• [Task goal]
Without including any pictures, copy each entry below exactly.

(Records contained in a dataset)
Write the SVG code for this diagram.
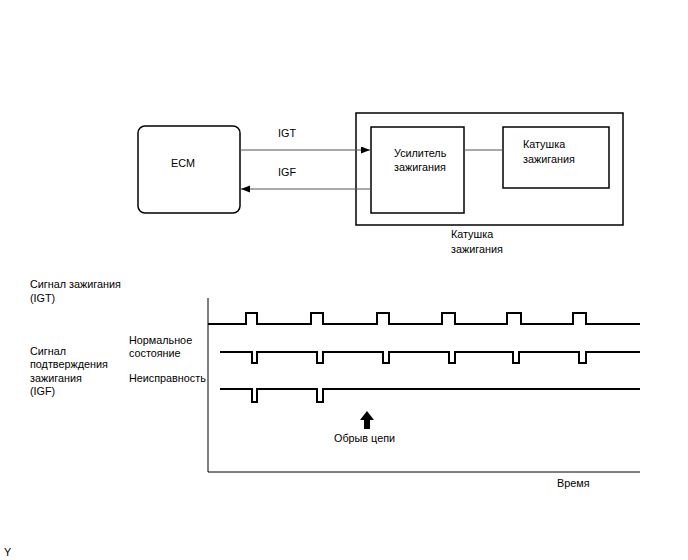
<svg xmlns="http://www.w3.org/2000/svg" width="688" height="560" viewBox="0 0 688 560">
<style>
text{font-family:"Liberation Sans",Arial,sans-serif;font-size:10.8px;fill:#000}
.box{fill:#fff;stroke:#000;stroke-width:1.5}
.conn{stroke:#555;stroke-width:1;fill:none}
.wave{stroke:#000;stroke-width:2;fill:none}
.axis{stroke:#000;stroke-width:1;fill:none}
</style>
<defs>
<marker id="ah" markerWidth="10" markerHeight="8" refX="9" refY="3.5" orient="auto" markerUnits="userSpaceOnUse">
<path d="M0,0 L9,3.5 L0,7 Z" fill="#000"/>
</marker>
</defs>
<rect width="688" height="560" fill="#fff"/>
<g id="coil-assembly">
<rect class="box" x="356" y="113" width="267" height="112"/>
<text x="451" y="238">Катушка</text>
<text x="451" y="253">зажигания</text>
</g>
<g id="ecm">
<rect class="box" x="138" y="126" width="102" height="87" rx="7"/>
<text x="171" y="167">ECM</text>
</g>
<g id="amplifier">
<rect class="box" x="371" y="127" width="93" height="86"/>
<text x="394" y="157">Усилитель</text>
<text x="394" y="171">зажигания</text>
</g>
<g id="coil">
<rect class="box" x="503" y="127" width="106" height="61"/>
<text x="523" y="148">Катушка</text>
<text x="523" y="163">зажигания</text>
</g>
<g id="connectors">
<line class="conn" x1="240" y1="150" x2="370" y2="150" marker-end="url(#ah)"/>
<line class="conn" x1="371" y1="189" x2="241" y2="189" marker-end="url(#ah)"/>
<line class="conn" x1="464" y1="150" x2="503" y2="150"/>
<text x="278" y="137">IGT</text>
<text x="278" y="176">IGF</text>
</g>
<g id="chart">
<path class="axis" d="M208,298 V472 H640"/>
<path class="wave" d="M208,324 H246 V313 H257 V324 H311 V313 H323 V324 H377 V313 H389 V324 H442 V313 H455 V324 H507 V313 H521 V324 H573 V313 H586 V324 H640"/>
<path class="wave" d="M220,352 H252 V363 H257 V352 H317 V363 H323 V352 H383 V363 H389 V352 H449 V363 H455 V352 H513 V363 H519 V352 H579 V363 H586 V352 H640"/>
<path class="wave" d="M220,389 H252 V402 H257 V389 H317 V402 H323 V389 H640"/>
<path d="M367,411 L374,420 L370,420 L370,429 L364,429 L364,420 L360,420 Z" fill="#000"/>
<text x="334" y="442">Обрыв цепи</text>
<text x="557" y="487">Время</text>
<text x="30" y="288">Сигнал зажигания</text>
<text x="30" y="302">(IGT)</text>
<text x="129" y="344">Нормальное</text>
<text x="129" y="357">состояние</text>
<text x="129" y="382">Неисправность</text>
<text x="30" y="355">Сигнал</text>
<text x="30" y="368">подтверждения</text>
<text x="30" y="382">зажигания</text>
<text x="30" y="395">(IGF)</text>
</g>
<text x="4" y="556">Y</text>
</svg>
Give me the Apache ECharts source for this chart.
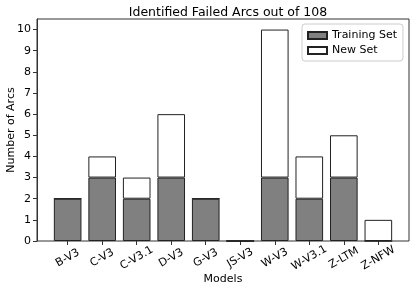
<!DOCTYPE html>
<html><head><meta charset="utf-8">
<script src="https://cdn.jsdelivr.net/npm/echarts@6/dist/echarts.min.js"></script>
<style>html,body{margin:0;padding:0;background:#fff}#c{width:415px;height:291px}</style>
</head><body><div id="c"></div>
<script>
const categories = ['B-V3','C-V3','C-V3.1','D-V3','G-V3','JS-V3','W-V3','W-V3.1','Z-LTM','Z-NFW'];
const trainingSet = [2,3,2,3,2,0,3,2,3,0];
const newSet = [0,1,1,3,0,0,7,2,2,1];
const yTicks = [0,1,2,3,4,5,6,7,8,9,10];

const font = 'DejaVu Sans';
const chart = echarts.init(document.getElementById('c'), null, {renderer: 'canvas'});
const yBase = {type: 'value', min: 0, max: 10.5, splitLine: {show: false}};
chart.setOption({
  animation: false,
  backgroundColor: '#fff',
  title: {
    text: 'Identified Failed Arcs out of 108',
    left: 223, top: 1, textAlign: 'center',
    textStyle: {fontFamily: font, fontSize: 12.5, fontWeight: 'normal', color: '#000'}
  },
  legend: {
    orient: 'vertical', left: 302, top: 24,
    itemWidth: 19, itemHeight: 7, itemGap: 4,
    padding: [6, 6, 5, 5],
    backgroundColor: '#fff', borderColor: '#ccc', borderWidth: 1, borderRadius: 3,
    icon: 'rect',
    textStyle: {fontFamily: font, fontSize: 11, color: '#000'},
    data: ['Training Set', 'New Set']
  },
  grid: [
    {left: 50.4, right: 19.4, top: 19, bottom: 50, outerBoundsMode: 'none', containLabel: false},
    {left: 37, right: 6, top: 19, bottom: 50, outerBoundsMode: 'none', containLabel: false,
     show: true, borderColor: '#333', borderWidth: 1}
  ],
  xAxis: [
    {
      type: 'category', gridIndex: 0, data: categories,
      name: 'Models', nameLocation: 'middle', nameGap: 33, nameMoveOverlap: false,
      nameTextStyle: {fontFamily: font, fontSize: 11, color: '#000'},
      axisLine: {show: false},
      axisTick: {show: true, alignWithLabel: true, length: 4, lineStyle: {color: '#333'}},
      axisLabel: {
        interval: 0, rotate: 30, align: 'center', verticalAlign: 'middle', margin: 17,
        fontFamily: font, fontSize: 11, color: '#000'
      }
    },
    {type: 'value', gridIndex: 1, min: 0, max: 1, show: false}
  ],
  yAxis: [
    Object.assign({gridIndex: 0, show: false}, yBase),
    Object.assign({
      gridIndex: 1,
      name: 'Number of Arcs', nameLocation: 'middle', nameGap: 20, nameMoveOverlap: false,
      nameTextStyle: {fontFamily: font, fontSize: 11, color: '#000'},
      axisLine: {show: true, onZero: false, lineStyle: {color: '#333'}},
      axisTick: {show: true, length: 4, customValues: yTicks, lineStyle: {color: '#333'}},
      axisLabel: {customValues: yTicks, margin: 6, fontFamily: font, fontSize: 11, color: '#000'}
    }, yBase)
  ],
  series: [
    {
      name: 'Training Set', type: 'bar', stack: 'a', barWidth: '80%',
      xAxisIndex: 0, yAxisIndex: 0,
      itemStyle: {color: '#808080', borderColor: '#222', borderWidth: 1},
      data: trainingSet
    },
    {
      name: 'New Set', type: 'bar', stack: 'a', barWidth: '80%',
      xAxisIndex: 0, yAxisIndex: 0,
      itemStyle: {color: '#fff', borderColor: '#222', borderWidth: 1},
      data: newSet
    }
  ]
});
</script></body></html>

• [Solved exercise]
Write the SVG code for this diagram.
<svg xmlns="http://www.w3.org/2000/svg" width="688" height="560" viewBox="0 0 688 560">
<style>
text{font-family:"Liberation Sans",Arial,sans-serif;font-size:10.8px;fill:#000}
.box{fill:#fff;stroke:#000;stroke-width:1.5}
.conn{stroke:#555;stroke-width:1;fill:none}
.wave{stroke:#000;stroke-width:2;fill:none}
.axis{stroke:#000;stroke-width:1;fill:none}
</style>
<defs>
<marker id="ah" markerWidth="10" markerHeight="8" refX="9" refY="3.5" orient="auto" markerUnits="userSpaceOnUse">
<path d="M0,0 L9,3.5 L0,7 Z" fill="#000"/>
</marker>
</defs>
<rect width="688" height="560" fill="#fff"/>
<g id="coil-assembly">
<rect class="box" x="356" y="113" width="267" height="112"/>
<text x="451" y="238">Катушка</text>
<text x="451" y="253">зажигания</text>
</g>
<g id="ecm">
<rect class="box" x="138" y="126" width="102" height="87" rx="7"/>
<text x="171" y="167">ECM</text>
</g>
<g id="amplifier">
<rect class="box" x="371" y="127" width="93" height="86"/>
<text x="394" y="157">Усилитель</text>
<text x="394" y="171">зажигания</text>
</g>
<g id="coil">
<rect class="box" x="503" y="127" width="106" height="61"/>
<text x="523" y="148">Катушка</text>
<text x="523" y="163">зажигания</text>
</g>
<g id="connectors">
<line class="conn" x1="240" y1="150" x2="370" y2="150" marker-end="url(#ah)"/>
<line class="conn" x1="371" y1="189" x2="241" y2="189" marker-end="url(#ah)"/>
<line class="conn" x1="464" y1="150" x2="503" y2="150"/>
<text x="278" y="137">IGT</text>
<text x="278" y="176">IGF</text>
</g>
<g id="chart">
<path class="axis" d="M208,298 V472 H640"/>
<path class="wave" d="M208,324 H246 V313 H257 V324 H311 V313 H323 V324 H377 V313 H389 V324 H442 V313 H455 V324 H507 V313 H521 V324 H573 V313 H586 V324 H640"/>
<path class="wave" d="M220,352 H252 V363 H257 V352 H317 V363 H323 V352 H383 V363 H389 V352 H449 V363 H455 V352 H513 V363 H519 V352 H579 V363 H586 V352 H640"/>
<path class="wave" d="M220,389 H252 V402 H257 V389 H317 V402 H323 V389 H640"/>
<path d="M367,411 L374,420 L370,420 L370,429 L364,429 L364,420 L360,420 Z" fill="#000"/>
<text x="334" y="442">Обрыв цепи</text>
<text x="557" y="487">Время</text>
<text x="30" y="288">Сигнал зажигания</text>
<text x="30" y="302">(IGT)</text>
<text x="129" y="344">Нормальное</text>
<text x="129" y="357">состояние</text>
<text x="129" y="382">Неисправность</text>
<text x="30" y="355">Сигнал</text>
<text x="30" y="368">подтверждения</text>
<text x="30" y="382">зажигания</text>
<text x="30" y="395">(IGF)</text>
</g>
<text x="4" y="556">Y</text>
</svg>
Give me the Apache ECharts source for this chart.
<!DOCTYPE html>
<html><head><meta charset="utf-8">
<script src="https://cdn.jsdelivr.net/npm/echarts@6/dist/echarts.min.js"></script>
<style>html,body{margin:0;padding:0;background:#fff}#c{width:415px;height:291px}</style>
</head><body><div id="c"></div>
<script>
const categories = ['B-V3','C-V3','C-V3.1','D-V3','G-V3','JS-V3','W-V3','W-V3.1','Z-LTM','Z-NFW'];
const trainingSet = [2,3,2,3,2,0,3,2,3,0];
const newSet = [0,1,1,3,0,0,7,2,2,1];
const yTicks = [0,1,2,3,4,5,6,7,8,9,10];

const font = 'DejaVu Sans';
const chart = echarts.init(document.getElementById('c'), null, {renderer: 'canvas'});
const yBase = {type: 'value', min: 0, max: 10.5, splitLine: {show: false}};
chart.setOption({
  animation: false,
  backgroundColor: '#fff',
  title: {
    text: 'Identified Failed Arcs out of 108',
    left: 223, top: 1, textAlign: 'center',
    textStyle: {fontFamily: font, fontSize: 12.5, fontWeight: 'normal', color: '#000'}
  },
  legend: {
    orient: 'vertical', left: 302, top: 24,
    itemWidth: 19, itemHeight: 7, itemGap: 4,
    padding: [6, 6, 5, 5],
    backgroundColor: '#fff', borderColor: '#ccc', borderWidth: 1, borderRadius: 3,
    icon: 'rect',
    textStyle: {fontFamily: font, fontSize: 11, color: '#000'},
    data: ['Training Set', 'New Set']
  },
  grid: [
    {left: 50.4, right: 19.4, top: 19, bottom: 50, outerBoundsMode: 'none', containLabel: false},
    {left: 37, right: 6, top: 19, bottom: 50, outerBoundsMode: 'none', containLabel: false,
     show: true, borderColor: '#333', borderWidth: 1}
  ],
  xAxis: [
    {
      type: 'category', gridIndex: 0, data: categories,
      name: 'Models', nameLocation: 'middle', nameGap: 33, nameMoveOverlap: false,
      nameTextStyle: {fontFamily: font, fontSize: 11, color: '#000'},
      axisLine: {show: false},
      axisTick: {show: true, alignWithLabel: true, length: 4, lineStyle: {color: '#333'}},
      axisLabel: {
        interval: 0, rotate: 30, align: 'center', verticalAlign: 'middle', margin: 17,
        fontFamily: font, fontSize: 11, color: '#000'
      }
    },
    {type: 'value', gridIndex: 1, min: 0, max: 1, show: false}
  ],
  yAxis: [
    Object.assign({gridIndex: 0, show: false}, yBase),
    Object.assign({
      gridIndex: 1,
      name: 'Number of Arcs', nameLocation: 'middle', nameGap: 20, nameMoveOverlap: false,
      nameTextStyle: {fontFamily: font, fontSize: 11, color: '#000'},
      axisLine: {show: true, onZero: false, lineStyle: {color: '#333'}},
      axisTick: {show: true, length: 4, customValues: yTicks, lineStyle: {color: '#333'}},
      axisLabel: {customValues: yTicks, margin: 6, fontFamily: font, fontSize: 11, color: '#000'}
    }, yBase)
  ],
  series: [
    {
      name: 'Training Set', type: 'bar', stack: 'a', barWidth: '80%',
      xAxisIndex: 0, yAxisIndex: 0,
      itemStyle: {color: '#808080', borderColor: '#222', borderWidth: 1},
      data: trainingSet
    },
    {
      name: 'New Set', type: 'bar', stack: 'a', barWidth: '80%',
      xAxisIndex: 0, yAxisIndex: 0,
      itemStyle: {color: '#fff', borderColor: '#222', borderWidth: 1},
      data: newSet
    }
  ]
});
</script></body></html>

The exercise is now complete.